Just 25 percent of young people finish a university course in Germany, compared to an average of 38 percent among the world's 30 major industrial countries, the Organisation for Economic Co-operation and Development concluded.
Its 500-page report, “Education at a glance,” has highlighted the bleak situation Germany faces in maintaining its high-tech, export-driven economy without bringing in skilled immigrants.
Germany is also lagging in how much it spends on education: it invests just 4.7 percent of its GDP on education, compared with the OECD average of 6.2 percent.
Only Slovakia, the Czech Republic and Italy spend less.
The biggest spenders are the United States, South Korea and Denmark – all of whom spend more than 7 percent of the GDP.
Despite the world financial crisis, the need for graduates has climbed in Germany as it has for all industrial nations, said Heino von Meyer, the German OECD spokesman.
“There is no end to the demands for high qualifications on the worldwide job market,” he said.
Although Germany's university attendance rate has actually improved in recent years, its youngsters are still the least likely to go to university of all the industrial nations other than Turkey, Belgium and Mexico.
A university degree is the best protection against unemployment and the best guarantee of a high income in all of the countries under investigation, the report said.
In Germany, a graduate earns on average 67 percent more than worker who had on-the-job training. Barely any other country has such a wide gulf.

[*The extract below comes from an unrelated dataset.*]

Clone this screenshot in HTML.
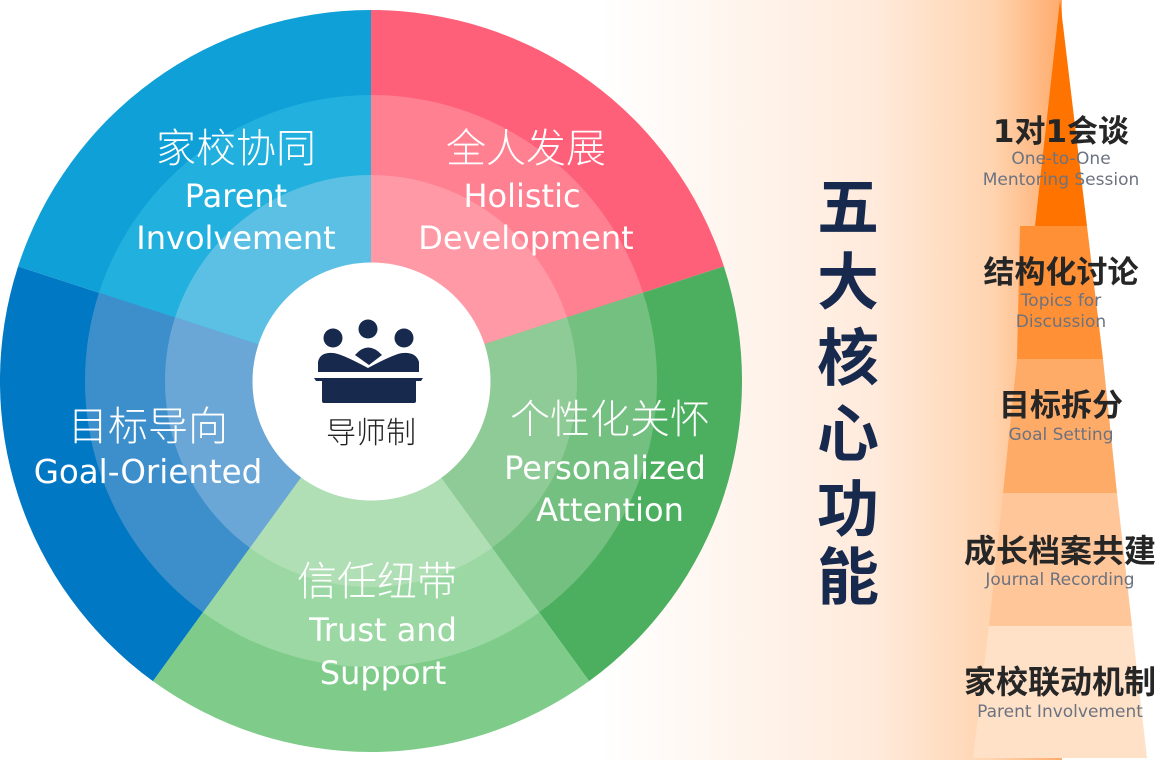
<!DOCTYPE html>
<html><head><meta charset="utf-8"><style>
html,body{margin:0;padding:0;background:#fff}
svg{display:block}
</style></head><body>
<svg width="1162" height="760" viewBox="0 0 1162 760" xmlns="http://www.w3.org/2000/svg">
<defs>
<linearGradient id="band" x1="600" y1="0" x2="1062" y2="0" gradientUnits="userSpaceOnUse">
<stop offset="0" stop-color="#ffffff"/>
<stop offset="0.6" stop-color="#ffeadb"/>
<stop offset="0.85" stop-color="#ffd4b0"/>
<stop offset="1" stop-color="#ffab6c"/>
</linearGradient>
</defs>
<rect x="600" y="0" width="462" height="760" fill="url(#band)"/>
<polygon points="1060,0 1087,226 1035,226" fill="#ff7300"/>
<polygon points="1020,226 1087,226 1103,359 1017,359" fill="#ff9035"/>
<polygon points="1017,359 1103,359 1117,493 1003,493" fill="#ffab68"/>
<polygon points="1003,493 1117,493 1132,626 989,626" fill="#ffc699"/>
<polygon points="989,626 1132,626 1147,758 973,758" fill="#ffe1c8"/>

<path d="M371,381 L371,10 A371,371 0 0 1 723.9,266.4 Z" fill="#ff6079"/>
<path d="M371,381 L723.9,266.4 A371,371 0 0 1 589.1,681.1 Z" fill="#4caf5f"/>
<path d="M371,381 L589.1,681.1 A371,371 0 0 1 152.9,681.1 Z" fill="#7fcc8a"/>
<path d="M371,381 L152.9,681.1 A371,371 0 0 1 18.1,266.4 Z" fill="#0078c4"/>
<path d="M371,381 L18.1,266.4 A371,371 0 0 1 371,10 Z" fill="#0ea0d6"/>
<path d="M371,381 L371,95 A286,286 0 0 1 643,292.6 Z" fill="#ff8091"/>
<path d="M371,381 L643,292.6 A286,286 0 0 1 539.1,612.4 Z" fill="#74c080"/>
<path d="M371,381 L539.1,612.4 A286,286 0 0 1 202.9,612.4 Z" fill="#9cd8a4"/>
<path d="M371,381 L202.9,612.4 A286,286 0 0 1 99,292.6 Z" fill="#3d8fcc"/>
<path d="M371,381 L99,292.6 A286,286 0 0 1 371,95 Z" fill="#22b0de"/>
<path d="M371,381 L371,175 A206,206 0 0 1 566.9,317.3 Z" fill="#ff99a6"/>
<path d="M371,381 L566.9,317.3 A206,206 0 0 1 492.1,547.7 Z" fill="#8fcb96"/>
<path d="M371,381 L492.1,547.7 A206,206 0 0 1 249.9,547.7 Z" fill="#b0dfb5"/>
<path d="M371,381 L249.9,547.7 A206,206 0 0 1 175.1,317.3 Z" fill="#6ba7d6"/>
<path d="M371,381 L175.1,317.3 A206,206 0 0 1 371,175 Z" fill="#5bc0e4"/>
<circle cx="371.5" cy="381.5" r="119" fill="#fff"/>

<g fill="#172a4e">
<circle cx="333" cy="338" r="9.5"/>
<circle cx="368" cy="329" r="9.5"/>
<circle cx="404" cy="338" r="9.5"/>
<path d="M355,355 Q368,340 382,355 L369,365 Z"/>
<path d="M318,372 L318,362 Q320,352 333,353 Q340,353 368,368 Q396,353 403,353 Q416,352 419,362 L419,372 Z"/>
<path d="M314,378 L423,378 L421,381 L416,381 L416,401 Q416,403 414,403 L324,403 Q322,403 322,401 L322,381 L316,381 Z"/>
</g>
<text x="371" y="443" text-anchor="middle" font-family="'DejaVu Sans','Noto Sans CJK SC',sans-serif" font-size="30" font-weight="300" fill="#222">导师制</text>

<g font-family="'DejaVu Sans','Noto Sans CJK SC',sans-serif" fill="#fff" text-anchor="middle">
<text x="236" y="162" font-size="40" font-weight="300">家校协同</text>
<text x="236" y="207" font-size="32">Parent</text>
<text x="236" y="249" font-size="32">Involvement</text>
<text x="526" y="162" font-size="40" font-weight="300">全人发展</text>
<text x="522" y="207" font-size="32">Holistic</text>
<text x="526" y="249" font-size="32">Development</text>
<text x="148" y="440" font-size="40" font-weight="300">目标导向</text>
<text x="148" y="483" font-size="32.5">Goal-Oriented</text>
<text x="610" y="433" font-size="40" font-weight="300">个性化关怀</text>
<text x="605" y="479" font-size="32">Personalized</text>
<text x="610" y="521" font-size="32">Attention</text>
<text x="377" y="595" font-size="40" font-weight="300">信任纽带</text>
<text x="383" y="641" font-size="32">Trust and</text>
<text x="383" y="684" font-size="32">Support</text>
</g>

<g font-family="'Liberation Sans','Noto Sans CJK SC',sans-serif" font-weight="bold" fill="#172a4e" font-size="62" text-anchor="middle">
<text x="848" y="229">五</text>
<text x="848" y="304">大</text>
<text x="848" y="380">核</text>
<text x="848" y="456">心</text>
<text x="848" y="531">功</text>
<text x="848" y="599">能</text>
</g>

<g font-family="'DejaVu Sans','Noto Sans CJK SC',sans-serif" text-anchor="middle">
<text x="1061" y="142" font-size="31" font-weight="bold" fill="#262626">1对1会谈</text>
<text x="1061" y="164" font-size="17" fill="#6b7280">One-to-One</text>
<text x="1061" y="185" font-size="17" fill="#6b7280">Mentoring Session</text>
<text x="1061" y="283" font-size="31" font-weight="bold" fill="#262626">结构化讨论</text>
<text x="1061" y="306" font-size="17" fill="#6b7280">Topics for</text>
<text x="1061" y="327" font-size="17" fill="#6b7280">Discussion</text>
<text x="1061" y="416" font-size="31" font-weight="bold" fill="#262626">目标拆分</text>
<text x="1061" y="440" font-size="17" fill="#6b7280">Goal Setting</text>
<text x="1060" y="562" font-size="32" font-weight="bold" fill="#262626">成长档案共建</text>
<text x="1060" y="585" font-size="17" fill="#6b7280">Journal Recording</text>
<text x="1060" y="693" font-size="32" font-weight="bold" fill="#262626">家校联动机制</text>
<text x="1060" y="717" font-size="17" fill="#6b7280">Parent Involvement</text>
</g>
</svg>
</body></html>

In the face of falling birth rates in almost all industrial nations, qualification standards urgently needed to be raised to compensate, the report said. The baby-boomer generation that is now starting to retire could not be replaced with the current number of university students and graduates, Meyer warned.
Education Minister Annette Schavan pointed out that according to German figures, 43 percent of people in the age group studied by the OECD were in some kind of post-secondary school study, though that included foreign students from outside the European Union, whose residency prospects were not certain.
Without foreign students included, the OECD report said, 36 percent of young people in Germany were studying.
Schavan stressed that since 2007 the federal and state governments between them had invested €1 billion to enable an extra 90,000 young people to study at university.
By 2015 a further €3.6 billion would be spent on creating places for a further 270,000 students.
“This money is well-spent,” she said.